I finally figured it out. The Apple video hardware detects the resolutions that the VGA display can handle. If you plug the miniDVI dongle into the laptop with no monitor or projector plugged in to the dongle, the laptop can't detect any resolutions and so drops to 800x600. If you plug the monitor or projector into the dongle first, then plug in the dongle, the laptop will detect resolutions correctly. Or you can force it to redetect by selecting the "detect displays" option in the control panel / menu bar.
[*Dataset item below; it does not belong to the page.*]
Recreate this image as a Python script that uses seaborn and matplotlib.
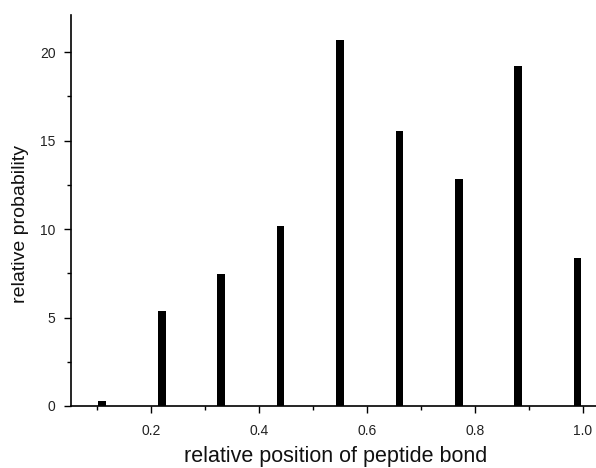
import matplotlib
matplotlib.use("Agg")
import matplotlib.pyplot as plt
import seaborn as sns
import pandas as pd
from matplotlib.ticker import MultipleLocator

positions = [0.11, 0.22, 0.33, 0.44, 0.55, 0.66, 0.77, 0.88, 0.99]
probability = [0.3, 5.37, 7.45, 10.2, 20.7, 15.54, 12.82, 19.21, 8.39]
x_ticks = [0.2, 0.4, 0.6, 0.8, 1.0]
x_tick_labels = ["0.2", "0.4", "0.6", "0.8", "1.0"]
y_ticks = [0, 5, 10, 15, 20]

df = pd.DataFrame({"pos": positions, "prob": probability})

sns.set_style("ticks")
plt.rcParams["font.family"] = ["Liberation Sans", "DejaVu Sans"]

fig = plt.figure(figsize=(5.96, 4.68), dpi=100)
ax = fig.add_axes([0.119, 0.1325, 0.881, 0.8355])

sns.barplot(data=df, x="pos", y="prob", native_scale=True, width=0.13,
            color="black", edgecolor="black", linewidth=0, saturation=1, ax=ax)

ax.set_xlim(0.052, 1.024)
ax.set_ylim(0, 22.1)
ax.set_xticks(x_ticks)
ax.set_xticklabels(x_tick_labels)
ax.set_yticks(y_ticks)
ax.xaxis.set_minor_locator(MultipleLocator(0.1))
ax.yaxis.set_minor_locator(MultipleLocator(2.5))
ax.tick_params(which="major", direction="out", length=5, width=1, labelsize=10, colors="black", labelcolor="#222222")
ax.tick_params(axis="x", which="major", pad=8)
ax.tick_params(axis="y", which="major", pad=6)
ax.tick_params(which="minor", direction="out", length=3, width=1, colors="black")

sns.despine(ax=ax)
for s in ["left", "bottom"]:
    ax.spines[s].set_linewidth(1.2)
    ax.spines[s].set_color("black")

ax.set_xlabel("relative position of peptide bond", fontsize=15.5, color="#111111")
ax.set_ylabel("relative probability", fontsize=14, color="#111111")
ax.xaxis.set_label_coords(0.505, -0.103)
ax.yaxis.set_label_coords(-0.08, 0.466)

fig.savefig("out.png", dpi=100)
I still have this problem where it only detects 1280x1024 on the projectors I plug my laptop in, not 1024x768. But my LCD can only do 1024x768. That means if I want display mirroring, I'm forced to use 800x600. Grr. Apple's attempt to make things simple doesn't quite work. Anyone know of a way to override the resolutions? PS: what the hell was Apple thinking not putting a VGA port on their laptops? I hate the stupid dongle. The 12" laptop is the worst, it's not even a standard DVI port.
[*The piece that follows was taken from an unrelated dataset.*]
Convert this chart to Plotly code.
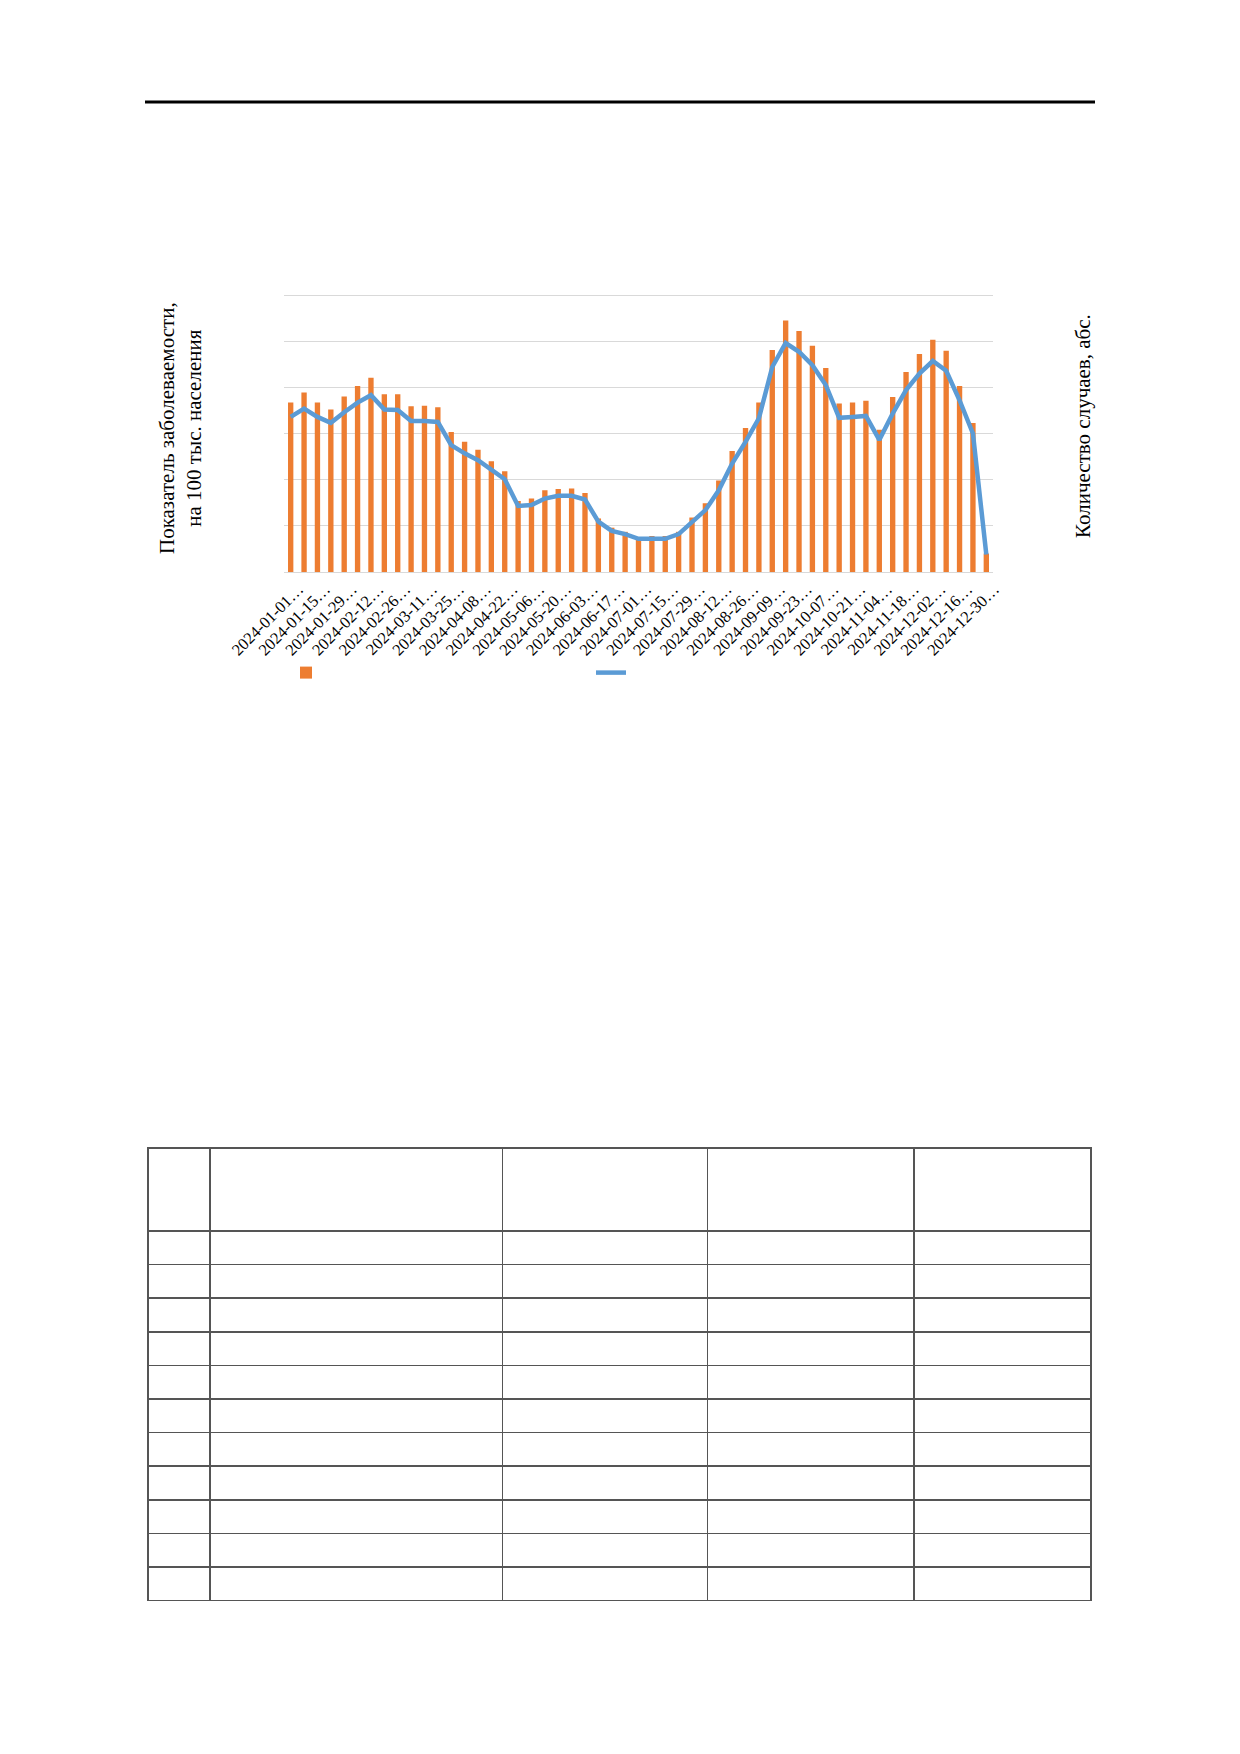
import plotly.graph_objects as go

weeks = [
    "2024-01-01", "2024-01-08", "2024-01-15", "2024-01-22", "2024-01-29",
    "2024-02-05", "2024-02-12", "2024-02-19", "2024-02-26",
    "2024-03-04", "2024-03-11", "2024-03-18", "2024-03-25",
    "2024-04-01", "2024-04-08", "2024-04-15", "2024-04-22", "2024-04-29",
    "2024-05-06", "2024-05-13", "2024-05-20", "2024-05-27",
    "2024-06-03", "2024-06-10", "2024-06-17", "2024-06-24",
    "2024-07-01", "2024-07-08", "2024-07-15", "2024-07-22", "2024-07-29",
    "2024-08-05", "2024-08-12", "2024-08-19", "2024-08-26",
    "2024-09-02", "2024-09-09", "2024-09-16", "2024-09-23", "2024-09-30",
    "2024-10-07", "2024-10-14", "2024-10-21", "2024-10-28",
    "2024-11-04", "2024-11-11", "2024-11-18", "2024-11-25",
    "2024-12-02", "2024-12-09", "2024-12-16", "2024-12-23", "2024-12-30",
]

# incidence per 100k (bars) in gridline units
incidence = [
    3.67, 3.89, 3.67, 3.52, 3.80, 4.03, 4.21, 3.85, 3.85, 3.59, 3.60, 3.57,
    3.03, 2.82, 2.65, 2.40, 2.18, 1.54, 1.59, 1.77, 1.80, 1.81, 1.71, 1.16,
    0.96, 0.87, 0.72, 0.78, 0.78, 0.87, 1.18, 1.49, 1.98, 2.62, 3.12, 3.67,
    4.81, 5.45, 5.22, 4.90, 4.42, 3.65, 3.67, 3.71, 3.08, 3.79, 4.33, 4.72,
    5.03, 4.79, 4.03, 3.23, 0.40,
]

# absolute case counts (line), same units
cases = [
    3.36, 3.54, 3.36, 3.23, 3.46, 3.67, 3.83, 3.52, 3.51, 3.27, 3.27, 3.25,
    2.75, 2.57, 2.42, 2.21, 2.01, 1.43, 1.45, 1.59, 1.65, 1.65, 1.57, 1.09,
    0.89, 0.82, 0.72, 0.72, 0.72, 0.82, 1.09, 1.34, 1.77, 2.35, 2.82, 3.33,
    4.44, 4.96, 4.77, 4.48, 4.05, 3.34, 3.36, 3.38, 2.86, 3.43, 3.94, 4.30,
    4.57, 4.36, 3.72, 3.00, 0.38,
]

tick_weeks = weeks[::2]
tick_labels = [w + "\u2026" for w in tick_weeks]

table_header = ["", "", "", "", ""]
table_rows = 11

W, H = 1240, 1754
PAGE_OFFSET = 8  # default body margin of the html page
SERIF = "Liberation Serif, Times New Roman, serif"
YTOP = 6.03  # a hair above the top gridline so it isn't clipped


def px_x(v):
    return (v - PAGE_OFFSET) / W


def px_y(v):
    return 1 - (v - PAGE_OFFSET) / H


fig = go.Figure()

fig.add_trace(go.Bar(
    x=weeks, y=incidence, name=" ",
    marker=dict(color="#ED7D31", line=dict(width=0)),
))
fig.add_trace(go.Scatter(
    x=weeks, y=cases, name=" ", yaxis="y2", mode="lines",
    line=dict(color="#5B9BD5", width=4.5),
))

fig.add_trace(go.Table(
    domain=dict(x=[px_x(148), px_x(1092)], y=[px_y(1601), px_y(1148)]),
    columnwidth=[62, 293, 205, 207, 177],
    header=dict(values=table_header, height=83,
                line=dict(color="#555555", width=1.5),
                fill=dict(color="white")),
    cells=dict(values=[[""] * table_rows for _ in table_header], height=33.6,
               line=dict(color="#555555", width=1.5),
               fill=dict(color="white")),
))

fig.update_layout(
    width=W, height=H,
    margin=dict(l=0, r=0, t=0, b=0, autoexpand=False),
    paper_bgcolor="white", plot_bgcolor="white",
    font=dict(family=SERIF, color="black", size=16),
    bargap=0.6,
    showlegend=True,
    legend=dict(orientation="h", x=px_x(286), y=px_y(673),
                xanchor="left", yanchor="middle",
                entrywidth=260, entrywidthmode="pixels",
                font=dict(size=14), bgcolor="rgba(0,0,0,0)"),
    xaxis=dict(
        domain=[px_x(284), px_x(993)], type="category", automargin=False,
        tickmode="array", tickvals=tick_weeks, ticktext=tick_labels,
        tickangle=-45, tickfont=dict(family=SERIF, size=16.5, color="black"),
        ticklabelshift=8,
        showgrid=False, showline=True, linecolor="#D9D9D9", linewidth=1,
        ticks="", anchor="y",
    ),
    yaxis=dict(
        domain=[px_y(572), px_y(295 - (YTOP - 6) * 46.2)], range=[0, YTOP],
        tick0=0, dtick=1, automargin=False,
        showgrid=True, gridcolor="#D9D9D9", gridwidth=1,
        showticklabels=False, zeroline=False, ticks="",
    ),
    yaxis2=dict(
        overlaying="y", side="right", range=[0, YTOP], automargin=False,
        showgrid=False, showticklabels=False, zeroline=False, ticks="",
    ),
    shapes=[dict(type="line", xref="paper", yref="paper",
                 x0=px_x(145), x1=px_x(1095), y0=px_y(102), y1=px_y(102),
                 line=dict(color="black", width=3))],
    annotations=[
        dict(text="Показатель заболеваемости,<br>на 100 тыс. населения",
             xref="paper", yref="paper", x=px_x(181), y=px_y(428),
             xanchor="center", yanchor="middle", textangle=-90,
             showarrow=False, font=dict(family=SERIF, size=21, color="black")),
        dict(text="Количество случаев, абс.",
             xref="paper", yref="paper", x=px_x(1083), y=px_y(426),
             xanchor="center", yanchor="middle", textangle=-90,
             showarrow=False, font=dict(family=SERIF, size=21, color="black")),
    ],
)

fig.write_html("out.html")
Man, sim games have gotten complex. Remember the original
SimCity? It was a lot of fun. It took a couple of hours to figure
out the simulation rules, but then you could do most anything with the
game. I got bored of it then.
Contemporary simulation games are much more complex. The Sims 2 has an enormous amount of depth, complex social interactions and detailed dollhouse environments. And the Roller Coaster Tycoon 3 demo just blew my mind. Simulations of everything from your total park finances down to the details of what colour balloons your peeps are holding in their hands and how much extra for onions on the hot dogs. The problem with all this complexity is it can be opaque and frustrating. Good sim games expose details of the simulation without revealing too much of how it works. SimCity 4 failed for me; despite reading the strategy guide and various websites I never could figure out the correlation between choices I made and what happened to my city. The Sims 2 has a different take on this problem by making it basically OK to do anything. Yeah, it might be hard to make your Sim the smartest professor who gets the most woohoo, but you can have fun anyway just stumbling along and making him wet himself in front of guests. I can't tell from the RCT3 demo whether they've got the right balance of complexity and approachability, and the interface is awfully complex, about 100 screens. Sure is pretty though.
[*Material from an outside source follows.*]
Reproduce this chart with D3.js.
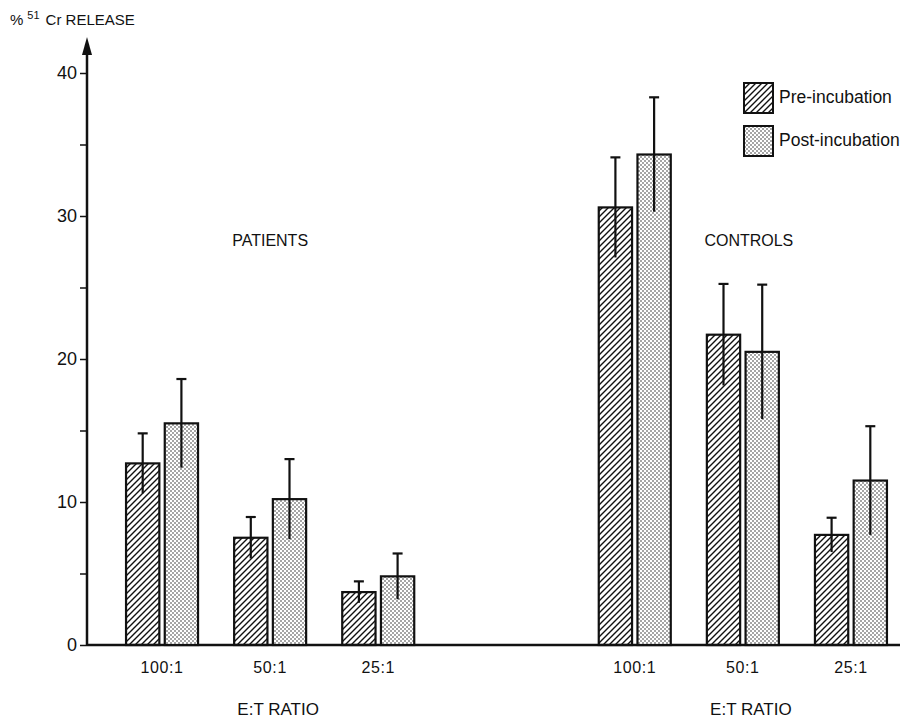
<!DOCTYPE html>
<html>
<head>
<meta charset="utf-8">
<script src="https://cdn.jsdelivr.net/npm/d3@7"></script>
<style>
  body { margin: 0; background: #fff; }
  text { font-family: "Liberation Sans", Arial, sans-serif; fill: #111; }
</style>
</head>
<body>
<svg id="chart" width="910" height="723"></svg>
<script>
// groups and E:T ratios
var groups = ["PATIENTS", "CONTROLS"];
var ratios = ["100:1", "50:1", "25:1"];
var series = ["Pre-incubation", "Post-incubation"];

// mean % 51Cr release, per ratio
var patientsPre  = [12.7, 7.5, 3.7];
var patientsPost = [15.5, 10.2, 4.8];
var controlsPre  = [30.6, 21.7, 7.7];
var controlsPost = [34.3, 20.5, 11.5];

// error (half-length of bar)
var patientsPreErr  = [2.1, 1.45, 0.75];
var patientsPostErr = [3.1, 2.8, 1.6];
var controlsPreErr  = [3.5, 3.55, 1.2];
var controlsPostErr = [4.0, 4.7, 3.8];

var yTicks = [0, 5, 10, 15, 20, 25, 30, 35, 40];

// build rows for drawing
var rows = [];
var sets = {
  "PATIENTS": [[patientsPre, patientsPreErr], [patientsPost, patientsPostErr]],
  "CONTROLS": [[controlsPre, controlsPreErr], [controlsPost, controlsPostErr]]
};
groups.forEach(function(g) {
  ratios.forEach(function(r, i) {
    series.forEach(function(s, j) {
      rows.push({group: g, ratio: r, series: s, value: sets[g][j][0][i], err: sets[g][j][1][i]});
    });
  });
});

var svg = d3.select("#chart");

// patterns
var defs = svg.append("defs");
var hatch = defs.append("pattern").attr("id", "hatch")
    .attr("patternUnits", "userSpaceOnUse").attr("width", 6).attr("height", 6);
hatch.append("path")
    .attr("d", "M0,6 L6,0 M-2,2 L2,-2 M4,8 L8,4")
    .attr("stroke", "#111").attr("stroke-width", 1.4);
var dots = defs.append("pattern").attr("id", "dots")
    .attr("patternUnits", "userSpaceOnUse").attr("width", 4).attr("height", 4);
dots.append("rect").attr("width", 4).attr("height", 4).attr("fill", "#fff");
dots.append("circle").attr("cx", 1).attr("cy", 1).attr("r", 0.8).attr("fill", "#333");
dots.append("circle").attr("cx", 3).attr("cy", 3).attr("r", 0.8).attr("fill", "#333");

var fills = {"Pre-incubation": "url(#hatch)", "Post-incubation": "url(#dots)"};

// scales
var y = d3.scaleLinear().domain([0, 40]).range([645, 73]);
var x0 = d3.scaleBand().domain(groups).range([108, 905]).paddingInner(0.314);
var x1 = d3.scaleBand().domain(ratios).range([0, x0.bandwidth()]);
var x2 = d3.scaleBand().domain(series)
    .range([x1.bandwidth() / 2 - 36, x1.bandwidth() / 2 + 36]).paddingInner(0.14);

function barX(d) { return x0(d.group) + x1(d.ratio) + x2(d.series); }

// y axis
var yAxis = d3.axisLeft(y).tickValues(yTicks).tickSize(7).tickPadding(3)
    .tickFormat(function(d) { return d % 10 === 0 ? d : ""; });
var ga = svg.append("g").attr("transform", "translate(87,0)").call(yAxis);
ga.select(".domain").remove();
ga.selectAll(".tick line").attr("stroke", "#111").attr("stroke-width", 1.5);
ga.selectAll(".tick text").attr("font-size", 18).style("fill", "#111")
    .attr("font-family", "Liberation Sans, Arial, sans-serif");

// axis line with arrow
svg.append("line").attr("x1", 87).attr("x2", 87)
    .attr("y1", y(0)).attr("y2", y(40) - 22)
    .attr("stroke", "#111").attr("stroke-width", 2.5);
svg.append("path")
    .attr("d", "M87," + (y(40) - 36) + " L82," + (y(40) - 18) + " L92," + (y(40) - 18) + " Z")
    .attr("fill", "#111");

// baseline
svg.append("line").attr("x1", 87).attr("x2", 900)
    .attr("y1", y(0)).attr("y2", y(0))
    .attr("stroke", "#111").attr("stroke-width", 2.5);

// bars
svg.append("g").selectAll("rect").data(rows).join("rect")
    .attr("x", barX)
    .attr("y", function(d) { return y(d.value); })
    .attr("width", x2.bandwidth())
    .attr("height", function(d) { return y(0) - y(d.value); })
    .attr("fill", function(d) { return fills[d.series]; })
    .attr("stroke", "#111").attr("stroke-width", 2.2);

// error bars (cap on top only)
var eb = svg.append("g").selectAll("g").data(rows).join("g");
eb.append("line")
    .attr("x1", function(d) { return barX(d) + x2.bandwidth() / 2; })
    .attr("x2", function(d) { return barX(d) + x2.bandwidth() / 2; })
    .attr("y1", function(d) { return y(d.value - d.err); })
    .attr("y2", function(d) { return y(d.value + d.err); })
    .attr("stroke", "#111").attr("stroke-width", 2.2);
eb.append("line")
    .attr("x1", function(d) { return barX(d) + x2.bandwidth() / 2 - 5; })
    .attr("x2", function(d) { return barX(d) + x2.bandwidth() / 2 + 5; })
    .attr("y1", function(d) { return y(d.value + d.err); })
    .attr("y2", function(d) { return y(d.value + d.err); })
    .attr("stroke", "#111").attr("stroke-width", 2.2);

// x labels
groups.forEach(function(g) {
  svg.append("g").selectAll("text").data(ratios).join("text")
      .attr("x", function(r) { return x0(g) + x1(r) + x1.bandwidth() / 2; })
      .attr("y", 673)
      .attr("text-anchor", "middle").attr("font-size", 16).attr("letter-spacing", 0.6)
      .text(function(r) { return r; });
  svg.append("text")
      .attr("x", x0(g) + x0.bandwidth() / 2 + 8).attr("y", 715)
      .attr("text-anchor", "middle").attr("font-size", 17)
      .text("E:T RATIO");
});

// group titles
svg.append("text").attr("x", x0("PATIENTS") + x1("50:1") + x1.bandwidth() / 2)
    .attr("y", 246).attr("text-anchor", "middle").attr("font-size", 16).text("PATIENTS");
svg.append("text").attr("x", x0("CONTROLS") + x1("50:1") + x1.bandwidth() / 2 + 6)
    .attr("y", 246).attr("text-anchor", "middle").attr("font-size", 16).text("CONTROLS");

// y title
var yt = svg.append("text").attr("x", 10).attr("y", 25).attr("font-size", 15);
yt.append("tspan").text("%");
yt.append("tspan").attr("dx", 4).attr("dy", -6).attr("font-size", 11).text("51");
yt.append("tspan").attr("dx", 6).attr("dy", 6).text("Cr RELEASE");

// legend
var lg = svg.append("g").attr("transform", "translate(744,83)");
var li = lg.selectAll("g").data(series).join("g")
    .attr("transform", function(d, i) { return "translate(0," + (i * 43) + ")"; });
li.append("rect").attr("width", 29).attr("height", 30)
    .attr("fill", function(d) { return fills[d]; })
    .attr("stroke", "#111").attr("stroke-width", 2);
li.append("text").attr("x", 35).attr("y", 20).attr("font-size", 17.5)
    .text(function(d) { return d; });
</script>
</body>
</html>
The story of Peter Molyneux
apologizing
about Fable
is getting a lot
of pickup.
Which is bizarre, because Fable is the most interesting RPG I've
played in years.
What's wonderful about Fable is that the innovations in gameplay make for a really compelling narrative experience. I feel like I'm the hero of a classic adventure story, not just visiting the nodes in an RPG story graph. Little touches like the townspeople calling out to you, your character getting older and more careworn, or the complex ways your personality changes in response to your actions. It's a real step forward. Molyneux is one of the most hyped game designers ever. Deservedly so, because his games are consistently innovative. Populous, Magic Carpet, Dungeon Keeper, Black & White; they're all huge achievments. Molyneux's apology is that Fable doesn't quite live up to the hype, that it only has 15 innovative features and not the 25 he promised. I can live with that.
During last night's debate, Bush bragged
"10 million people have registered to vote in Afghanistan in the
upcoming presidential election".
But there are
fewer than 10 million eligible
voters in Afghanistan. Democracy is so successful, folks are taking
two helpings! And the election has been "upcoming" for a long time, postponed
twice because there is no safety. Go Bush!